Doing it in Pl/pgSQL

Create a new file, named management.py under your bookmarks app directory. Its contents will be as follows:

from django.db.models import signals
from bookmarks import models

sql = """
CREATE LANGUAGE plpgsql;
CREATE OR REPLACE FUNCTION update_bookmark_aggregate_trigger()
    RETURNS "trigger" AS '
    DECLARE
        new_score INTEGER;
        new_num_votes INTEGER;
    BEGIN
        SELECT COUNT(*) INTO STRICT new_num_votes FROM bookmarks_vote
            WHERE bookmark_id = NEW.bookmark_id;
        SELECT COALESCE(SUM(value), 0) INTO STRICT new_score FROM bookmarks_vote
            WHERE bookmark_id = NEW.bookmark_id;
    UPDATE bookmarks_bookmark
        SET
            score = new_score,
            num_votes = new_num_votes
        WHERE id = NEW.bookmark_id;
    RETURN NEW;
    END;' LANGUAGE 'plpgsql' VOLATILE;

CREATE TRIGGER update_bookmark_aggregate_trigger AFTER INSERT OR UPDATE
    ON bookmarks_vote FOR EACH ROW
    EXECUTE PROCEDURE update_bookmark_aggregate_trigger();
"""

def create_trigger(app, created_models, verbosity, **kwargs):
    from django.db import connection
    cursor = connection.cursor()
    cursor.execute(sql)
signals.post_syncdb.connect(create_trigger, sender=models)

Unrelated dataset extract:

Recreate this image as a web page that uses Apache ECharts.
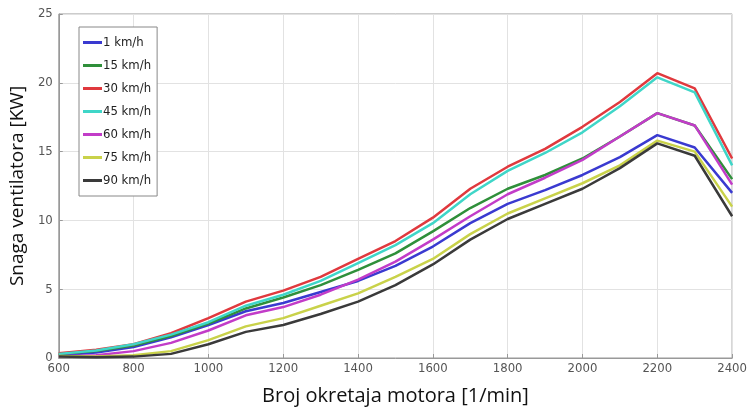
<!DOCTYPE html>
<html>
<head>
<meta charset="utf-8">
<script src="https://cdn.jsdelivr.net/npm/echarts@6/dist/echarts.min.js"></script>
<style>html,body{margin:0;padding:0;background:#fff}#c{width:750px;height:415px}</style>
</head>
<body>
<div id="c"></div>
<script>
const rpm = [600,700,800,900,1000,1100,1200,1300,1400,1500,1600,1700,1800,1900,2000,2100,2200,2300,2400];
const v1  = [0.2,0.4,0.8,1.5,2.4,3.4,4.0,4.8,5.6,6.7,8.1,9.8,11.2,12.2,13.3,14.6,16.2,15.3,12.0];
const v15 = [0.3,0.5,0.9,1.6,2.5,3.6,4.4,5.3,6.4,7.6,9.2,10.9,12.3,13.3,14.5,16.1,17.8,16.9,13.0];
const v30 = [0.35,0.6,1.0,1.8,2.9,4.1,4.9,5.9,7.2,8.5,10.2,12.3,13.9,15.2,16.8,18.6,20.7,19.6,14.5];
const v45 = [0.3,0.55,1.0,1.7,2.6,3.8,4.6,5.6,6.9,8.2,9.8,11.9,13.6,14.9,16.4,18.3,20.4,19.3,14.0];
const v60 = [0.1,0.2,0.5,1.1,2.0,3.1,3.7,4.6,5.7,7.0,8.6,10.3,11.9,13.1,14.4,16.1,17.8,16.9,12.6];
const v75 = [0.15,0.1,0.2,0.5,1.3,2.3,2.9,3.8,4.7,5.9,7.2,9.0,10.5,11.6,12.7,14.0,15.8,15.0,11.0];
const v90 = [0.1,0.05,0.1,0.3,1.0,1.9,2.4,3.2,4.1,5.3,6.8,8.6,10.1,11.2,12.3,13.8,15.6,14.7,10.3];
const names = ['1 km/h','15 km/h','30 km/h','45 km/h','60 km/h','75 km/h','90 km/h'];
const values = [v1,v15,v30,v45,v60,v75,v90];
const colors = ['#3a3ad0','#2f8f3a','#e0393e','#3fd6c8','#c23cc8','#c9d24a','#3a3a3a'];
const xTicks = [600,800,1000,1200,1400,1600,1800,2000,2200,2400];
const yTicks = [0,5,10,15,20,25];

const cond = '"DejaVu Sans Condensed","Liberation Sans Narrow","Roboto Condensed",sans-serif';
const chart = echarts.init(document.getElementById('c'));
chart.setOption({
  animation:false,
  backgroundColor:'#fff',
  grid:{left:58,right:13,top:14,bottom:57,show:true,borderColor:'#999',borderWidth:1},
  legend:{
    orient:'vertical',left:79,top:27,
    data:names,
    icon:'rect',itemWidth:19,itemHeight:3,itemGap:10,
    padding:[9,6,9,4],
    borderColor:'#888',borderWidth:1,backgroundColor:'#fff',
    textStyle:{fontFamily:cond,fontSize:13,color:'#222',padding:[0,0,0,-4]}
  },
  xAxis:{
    type:'value',min:xTicks[0],max:xTicks[xTicks.length-1],interval:200,
    name:'Broj okretaja motora [1/min]',nameLocation:'middle',nameGap:28,
    nameTextStyle:{fontFamily:'"Open Sans",sans-serif',fontSize:20,color:'#111'},
    axisLine:{show:true,lineStyle:{color:'#999'}},
    axisTick:{show:true,inside:true,length:4,lineStyle:{color:'#999'}},
    axisLabel:{fontFamily:cond,fontSize:13,color:'#555',margin:4,formatter:v=>String(v)},
    splitLine:{show:true,lineStyle:{color:'#e2e2e2'}}
  },
  yAxis:{
    type:'value',min:yTicks[0],max:yTicks[yTicks.length-1],interval:5,
    name:'Snaga ventilatora [KW]',nameLocation:'middle',nameGap:26,
    nameTextStyle:{fontFamily:'"Open Sans",sans-serif',fontSize:19,color:'#111'},
    axisLine:{show:true,lineStyle:{color:'#999'}},
    axisTick:{show:true,inside:true,length:4,lineStyle:{color:'#999'}},
    axisLabel:{fontFamily:cond,fontSize:13,color:'#555',margin:6,formatter:v=>String(v)},
    splitLine:{show:true,lineStyle:{color:'#e2e2e2'}}
  },
  series:names.map((n,i)=>({
    name:n,type:'line',symbol:'none',
    data:rpm.map((x,j)=>[x,values[i][j]]),
    lineStyle:{color:colors[i],width:2.5},
    itemStyle:{color:colors[i]}
  }))
});
</script>
</body>
</html>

In this file we have declared two variables, new_score, and new_num_votes. We do two queries to get the aggregate data. And then we update the bookmark to reflect the new aggregated values. This script is executed once when the bookmarks models are first loaded into the database, and we're all set!

Let's see how it works

>>> from bookmarks.models import Bookmark, Vote
>>> b = Bookmark.objects.create(title="Blog", url='http://eflorenzano.com/')
>>> b.num_votes
0
>>> b.score
0
# There is no aggregate data yet
>>> Vote.objects.create(bookmark=b, value=1)
<Vote: Vote object>
>>> Vote.objects.create(bookmark=b, value=2)
<Vote: Vote object>
# We need to re-query for the bookmark, due to no identity map in Django.
>>> b = Bookmark.objects.all()[0]
>>> b.num_votes
2
>>> b.score
3

Voila! This was all done in the database behind the scenes. Very cool, very fast, and it kind of rocks.

21 Comments So Far...

By Andreas at 12:43 a.m. on Nov. 4, 2008

Cool stuff indeed, i have nothing about doing stuff in other languages than python if theres is a need for it but if you compare the amount of lines of code for django and sql you'll understand why id picked the django way. Would be awesome though if there was someway to generate triggers from python code with nice django model abstraction sauce on it!

 

By Erik Karulf at 1:10 a.m. on Nov. 4, 2008

One of the coolest things I've seen ever seen done with a database actually used postgres and memcached together.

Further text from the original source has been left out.